Characterization of CuZnO Nanocomposite Thin Films Prepared from CuO–ZnO Sputtered Films

Abstract

Copper oxide–zinc oxide (CuO–ZnO) thin films were prepared by a sputtering technique to examine the creation of a CuZnO thin-film nanocomposite. The base film was a zinc oxide layer. A copper oxide layer was deposited on glass coated with ZnO for different deposition times. The structure was examined by x-ray diffraction analysis. Plane (002) was detected for ZnO phase, while planes (111) and $$ \left( {\bar{1}11} \right) $$ were detected for CuO phase. The crystallite size was calculated for both ZnO and CuO. The crystallite size of CuO phases increased with increasing deposition time, whereas the size of crystals of ZnO phase decreased. The film morphology and roughness were evaluated by scanning electron microscopy. Agglomeration of fine particles was observed. The film roughness decreased from 0.0685 nm for base ZnO films to 0.0357 nm for 800 s CuO–ZnO films. Elemental analysis of the film components was carried out by energy-dispersive x-ray spectroscopy.

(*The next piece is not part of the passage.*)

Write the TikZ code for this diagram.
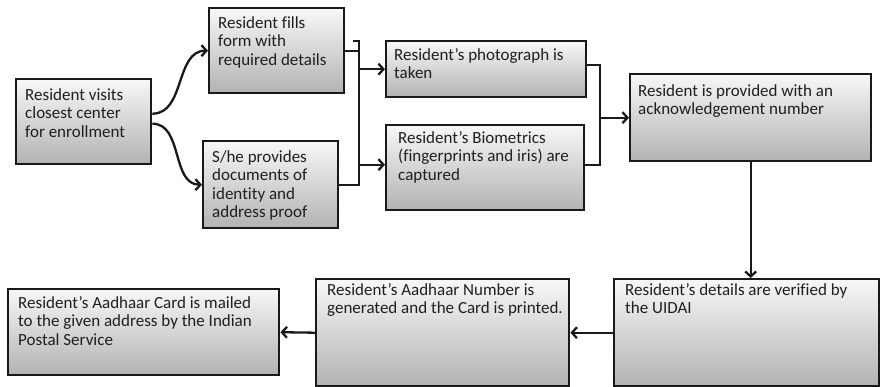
\documentclass[tikz,border=0pt]{standalone}
\usepackage{fontspec}
\setmainfont{Carlito}[Ligatures=NoCommon]
\usetikzlibrary{arrows.meta,calc}
\newcommand\boxtext[5]{\parbox[c][#2][t]{#1}{\vspace*{#3}\raggedright\leftskip=#4\relax\noindent #5}}
\begin{document}
\begin{tikzpicture}[x=1pt,y=-1pt,
  box/.style={draw=black!90, line width=2.4pt, top color=black!3, bottom color=black!30,
    inner sep=0pt, anchor=north west, font=\fontsize{17}{18.5}\selectfont, text=black!88},
  conn/.style={line width=2.3pt, draw=black!90},
  arr/.style={conn, -{Straight Barb[length=5pt,width=11pt]}}]
\useasboundingbox (0,0) rectangle (880,387);
\node[box] (A) at (15,78) {\boxtext{135pt}{85pt}{9pt}{9pt}{Resident visits\\closest center\\for enrollment}};
\node[box] (B) at (208,7) {\boxtext{135pt}{85pt}{8pt}{9pt}{Resident fills\\form with\\required details}};
\node[box] (C) at (202,140) {\boxtext{135pt}{87pt}{9pt}{9pt}{S/he provides\\documents of\\identity and\\address proof}};
\node[box] (D) at (385,40) {\boxtext{200pt}{56pt}{7pt}{8pt}{Resident’s photograph is\\taken}};
\node[box] (E) at (385,124) {\boxtext{198pt}{85pt}{6pt}{12pt}{Resident’s Biometrics\\(fingerprints and iris) are\\captured}};
\node[box] (F) at (629,73) {\boxtext{241pt}{87pt}{10pt}{8pt}{Resident is provided with an\\acknowledgement number}};
\node[box] (G) at (613,278) {\boxtext{265pt}{107pt}{4pt}{11pt}{Resident’s details are verified by\\the UIDAI}};
\node[box] (H) at (315,278) {\boxtext{253pt}{107pt}{4pt}{11pt}{Resident’s Aadhaar Number is\\generated and the Card is printed.}};
\node[box] (I) at (7,288) {\boxtext{271pt}{86pt}{7pt}{10pt}{Resident’s Aadhaar Card is mailed\\to the given address by the Indian\\Postal Service}};
% curves from A
\draw[arr] ($(A.east)+(0,-8)$) to[out=0,in=180] (B.west);
\draw[arr] ($(A.east)+(0,2)$) to[out=0,in=180] (C.west);
% first bus
\coordinate (bustop) at (359,41);
\coordinate (bustick) at (353,41);
\draw[conn] (bustick) -- (bustop) -- (bustop |- C.east) -- (C.east);
\draw[conn] (B.east) -- (bustop |- B.east);
\draw[arr] (bustop |- D.west) -- (D.west);
\draw[arr] ($(bustop |- E.west)+(0,-3)$) -- ($(E.west)+(0,-3)$);
% second bus
\coordinate (bus2) at (600,0);
\draw[conn] ($(D.east)+(0,-4)$) -- ($(bus2 |- D.east)+(0,-4)$) -- ($(bus2 |- E.east)+(0,-3)$) -- ($(E.east)+(0,-3)$);
\draw[arr] (bus2 |- F.west) -- (F.west);
% down and left
\draw[arr] (F.south) -- (F.south |- G.north);
\draw[arr] (G.west) -- (H.east);
\draw[arr] (H.west) -- (I.east);
\end{tikzpicture}
\end{document}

The ratio of O atoms remained constant at 50 at.%, while the Zn content decreased from 50% for the base sample to 27.66% for the 800 s CuO–ZnO sample. Optical properties, such as the optical absorption spectra, optical transition, and refractive index of the prepared films, were investigated. The optical transition was affected by the CuO layer and the film thickness. The optical bandgap decreased from 3.258 eV for ZnO films with thickness of 107 nm to 3.162 eV for 800 s CuO–ZnO films with thickness of 163 nm. Nonlinear optical behavior was deduced from the optical parameters, and was enhanced by the presence of CuO layers, increasing from 4.151 × 10−11 esu for the ZnO sample to 4.434 × 10−11 esu for the 800 s CuO–ZnO sample. The photoluminescence spectra of the films were investigated and interpreted.